Space-based Solar Power’s Moment in the Sun

Though the concept of SBSP has been around since Isaac Asimov published a short story titled “Reason” in 1941, academic research into the technology has been slow. The ability to remotely power a device wireless has been showcased at least as far back as 1964, when inventor William C. Brown demonstrated the ability to power a model helicopter with a microwave beam on Walter Cronkite’s CBS News show. 

In the U.S., it experienced a brief exploration from 1974 to 1986, before it was largely neglected in the country. Japanese researchers have devoted more energy to the concept, with the Japan Aerospace Exploration Agency (JAXA) stating a goal of performing first trials in 2025. 

Most recently, a team from Caltech was able to send a prototype to space that was able to beam a small amount of electricity to Earth—enough to light up a pair of LEDs. Once the news of the experiment hit, there was a flurry of announcements related to new research and commercial endeavors, including this one from Orbital Composites. 

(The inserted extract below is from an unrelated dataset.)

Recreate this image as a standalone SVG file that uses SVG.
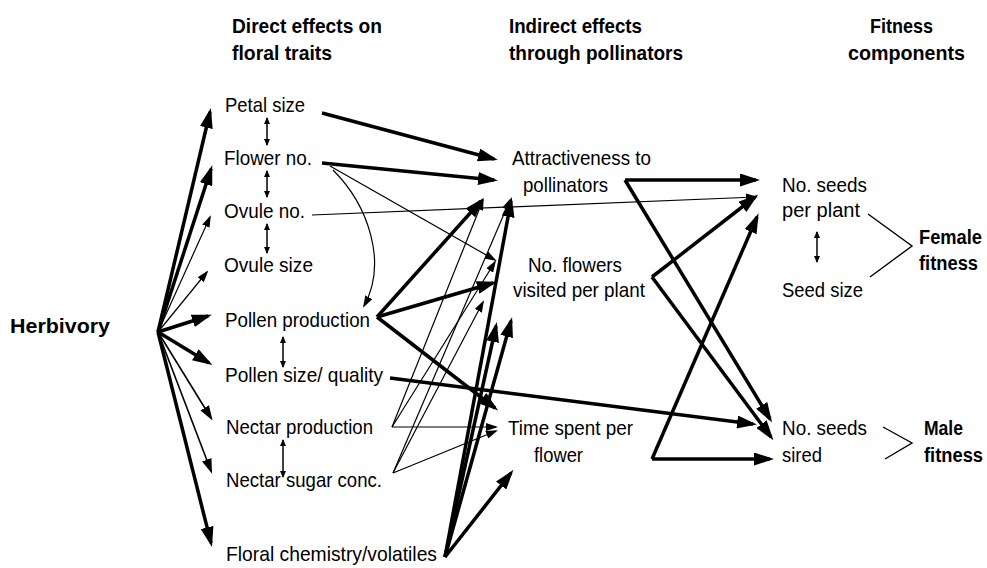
<svg xmlns="http://www.w3.org/2000/svg" width="987" height="568" viewBox="0 0 987 568">
<defs>
<marker id="big" markerUnits="userSpaceOnUse" markerWidth="20" markerHeight="13" refX="16" refY="6.5" orient="auto"><path d="M0,0 L20,6.5 L0,13 z"/></marker>
<marker id="mid" markerUnits="userSpaceOnUse" markerWidth="15" markerHeight="10" refX="12" refY="5" orient="auto"><path d="M0,0 L15,5 L0,10 z"/></marker>
<marker id="small" markerUnits="userSpaceOnUse" markerWidth="12" markerHeight="8" refX="10" refY="4" orient="auto"><path d="M0,0 L12,4 L0,8 z"/></marker>
<marker id="tiny" markerUnits="userSpaceOnUse" markerWidth="7" markerHeight="6" refX="6" refY="3" orient="auto-start-reverse"><path d="M0,0 L7,3 L0,6 z"/></marker>
</defs>
<style>
text{font-family:"Liberation Sans",Arial,sans-serif;font-size:21px;fill:#000}
.b{font-weight:bold}
.r{font-size:20px}
line,path,polyline{stroke:#000;fill:none}
.k{stroke-width:3.5;marker-end:url(#big)}
.m{stroke-width:1.6;marker-end:url(#mid)}
.t{stroke-width:1.2;marker-end:url(#small)}
.d{stroke-width:1.5;marker-start:url(#tiny);marker-end:url(#tiny)}
.br{stroke-width:1.4}
marker path{fill:#000;stroke:none}
</style>
<rect width="987" height="568" fill="#fff"/>

<g id="headers">
<text class="b" x="232" y="33" textLength="150" lengthAdjust="spacingAndGlyphs">Direct effects on</text>
<text class="b" x="232" y="60" textLength="100" lengthAdjust="spacingAndGlyphs">floral traits</text>
<text class="b" x="509" y="33" textLength="133" lengthAdjust="spacingAndGlyphs">Indirect effects</text>
<text class="b" x="509" y="60" textLength="174" lengthAdjust="spacingAndGlyphs">through pollinators</text>
<text class="b" x="870" y="33" textLength="63" lengthAdjust="spacingAndGlyphs">Fitness</text>
<text class="b" x="848" y="60" textLength="117" lengthAdjust="spacingAndGlyphs">components</text>
</g>

<g id="herbivory"><text class="b" x="10" y="333" textLength="100" lengthAdjust="spacingAndGlyphs">Herbivory</text></g>
<g id="petal-size"><text x="225" y="112" textLength="80" lengthAdjust="spacingAndGlyphs">Petal size</text></g>
<g id="flower-no"><text x="224" y="165" textLength="88" lengthAdjust="spacingAndGlyphs">Flower no.</text></g>
<g id="ovule-no"><text x="224" y="218" textLength="81" lengthAdjust="spacingAndGlyphs">Ovule no.</text></g>
<g id="ovule-size"><text x="224" y="272" textLength="89" lengthAdjust="spacingAndGlyphs">Ovule size</text></g>
<g id="pollen-production"><text x="225" y="327" textLength="145" lengthAdjust="spacingAndGlyphs">Pollen production</text></g>
<g id="pollen-size"><text x="225" y="382" textLength="158" lengthAdjust="spacingAndGlyphs">Pollen size/ quality</text></g>
<g id="nectar-production"><text x="226" y="434" textLength="147" lengthAdjust="spacingAndGlyphs">Nectar production</text></g>
<g id="nectar-sugar"><text x="226" y="487" textLength="156" lengthAdjust="spacingAndGlyphs">Nectar sugar conc.</text></g>
<g id="floral-chemistry"><text x="226" y="561" textLength="211" lengthAdjust="spacingAndGlyphs">Floral chemistry/volatiles</text></g>

<g id="attractiveness">
<text x="512" y="165" textLength="139" lengthAdjust="spacingAndGlyphs">Attractiveness to</text>
<text x="523" y="192" textLength="85" lengthAdjust="spacingAndGlyphs">pollinators</text>
</g>
<g id="flowers-visited">
<text x="528" y="272" textLength="94" lengthAdjust="spacingAndGlyphs">No. flowers</text>
<text x="513" y="297" textLength="132" lengthAdjust="spacingAndGlyphs">visited per plant</text>
</g>
<g id="time-spent">
<text x="508" y="435" textLength="125" lengthAdjust="spacingAndGlyphs">Time spent per</text>
<text x="534" y="462" textLength="49" lengthAdjust="spacingAndGlyphs">flower</text>
</g>

<g id="seeds-per-plant">
<text class="r" x="782" y="192" textLength="85" lengthAdjust="spacingAndGlyphs">No. seeds</text>
<text class="r" x="782" y="217" textLength="78" lengthAdjust="spacingAndGlyphs">per  plant</text>
</g>
<g id="seed-size"><text class="r" x="782" y="297" textLength="81" lengthAdjust="spacingAndGlyphs">Seed size</text></g>
<g id="seeds-sired">
<text class="r" x="782" y="435" textLength="85" lengthAdjust="spacingAndGlyphs">No. seeds</text>
<text class="r" x="782" y="462" textLength="40" lengthAdjust="spacingAndGlyphs">sired</text>
</g>
<g id="female-fitness">
<text class="b r" x="919" y="244" textLength="63" lengthAdjust="spacingAndGlyphs">Female</text>
<text class="b r" x="919" y="270" textLength="59" lengthAdjust="spacingAndGlyphs">fitness</text>
</g>
<g id="male-fitness">
<text class="b r" x="924" y="435" textLength="39" lengthAdjust="spacingAndGlyphs">Male</text>
<text class="b r" x="924" y="462" textLength="59" lengthAdjust="spacingAndGlyphs">fitness</text>
</g>

<g id="connectors">
<!-- herbivory fan -->
<line class="k" x1="158" y1="332" x2="210" y2="112"/>
<line class="k" x1="158" y1="332" x2="211" y2="169"/>
<line class="t" x1="158" y1="332" x2="210" y2="217"/>
<line class="t" x1="158" y1="332" x2="207" y2="272"/>
<line class="k" x1="158" y1="332" x2="208" y2="316"/>
<line class="k" x1="158" y1="332" x2="209" y2="363"/>
<line class="m" x1="158" y1="332" x2="211" y2="418"/>
<line class="m" x1="158" y1="332" x2="211" y2="471"/>
<line class="k" stroke-width="3" x1="158" y1="332" x2="211" y2="543"/>
<!-- trait correlations -->
<line class="d" x1="267" y1="118" x2="267" y2="145"/>
<line class="d" x1="267" y1="171" x2="267" y2="197"/>
<line class="d" x1="267" y1="224" x2="267" y2="253"/>
<line class="d" x1="283" y1="337" x2="283" y2="367"/>
<line class="d" x1="283" y1="440" x2="283" y2="477"/>
<line class="d" x1="817" y1="232" x2="817" y2="262"/>
<!-- traits to pollinator effects -->
<line class="k" x1="322" y1="113" x2="494" y2="159"/>
<line class="k" x1="322" y1="163" x2="494" y2="180"/>
<line class="t" x1="330" y1="166" x2="495" y2="260"/>
<path class="t" d="M333,170 C368,205 388,262 364,306"/>
<line class="t" x1="312" y1="215" x2="756" y2="197"/>
<line class="k" x1="377" y1="317" x2="481" y2="201"/>
<line class="k" x1="377" y1="317" x2="493" y2="283"/>
<line class="k" x1="377" y1="317" x2="495" y2="408"/>
<line class="k" x1="390" y1="378" x2="753" y2="424"/>
<line class="t" x1="392" y1="427" x2="483" y2="200"/>
<line class="t" x1="392" y1="427" x2="495" y2="262"/>
<line class="t" x1="392" y1="427" x2="496" y2="427"/>
<line class="t" x1="393" y1="473" x2="510" y2="200"/>
<line class="t" x1="393" y1="473" x2="483" y2="302"/>
<line class="t" x1="393" y1="473" x2="496" y2="431"/>
<line class="k" x1="445" y1="557" x2="511" y2="473"/>
<line class="k" x1="445" y1="557" x2="496" y2="326"/>
<line class="k" x1="445" y1="557" x2="511" y2="321"/>
<line class="k" x1="445" y1="557" x2="511" y2="201"/>
<!-- pollinator effects to fitness -->
<line class="k" x1="625" y1="180" x2="756" y2="180"/>
<line class="k" x1="625" y1="180" x2="770" y2="419"/>
<line class="k" x1="652" y1="277" x2="755" y2="197"/>
<line class="k" x1="652" y1="277" x2="771" y2="437"/>
<line class="k" x1="652" y1="459" x2="770" y2="459"/>
<line class="k" x1="652" y1="459" x2="757" y2="217"/>
<!-- brackets -->
<polyline class="br" points="868,214 912,246 870,277"/>
<polyline class="br" points="883,427 912,443 885,459"/>
</g>
</svg>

While I am admittedly a layperson, I have been a fan of SBSP since I first learned of it while working with the Enterprise In Space project, which pursued an SBSP student project. So, though I don’t fully understand how the technology works, I daydream that all of the directed energy weapons programs are cover for SBSP research that will be combined with the world of IoT to see us begin beaming solar power to our devices via 5G (or 6, 7, 8, 9, or 10G) transmitters. 

Of course, by then, we’ll have burned through all of our fuel and the Earth’s natural resources, so power beaming probably won’t bring us to the same level of industrial activity as we experience today. Plus, we’ll have to worry about such high levels of microwave energy radiating everything. Can’t be much worse than our current predicament, can it?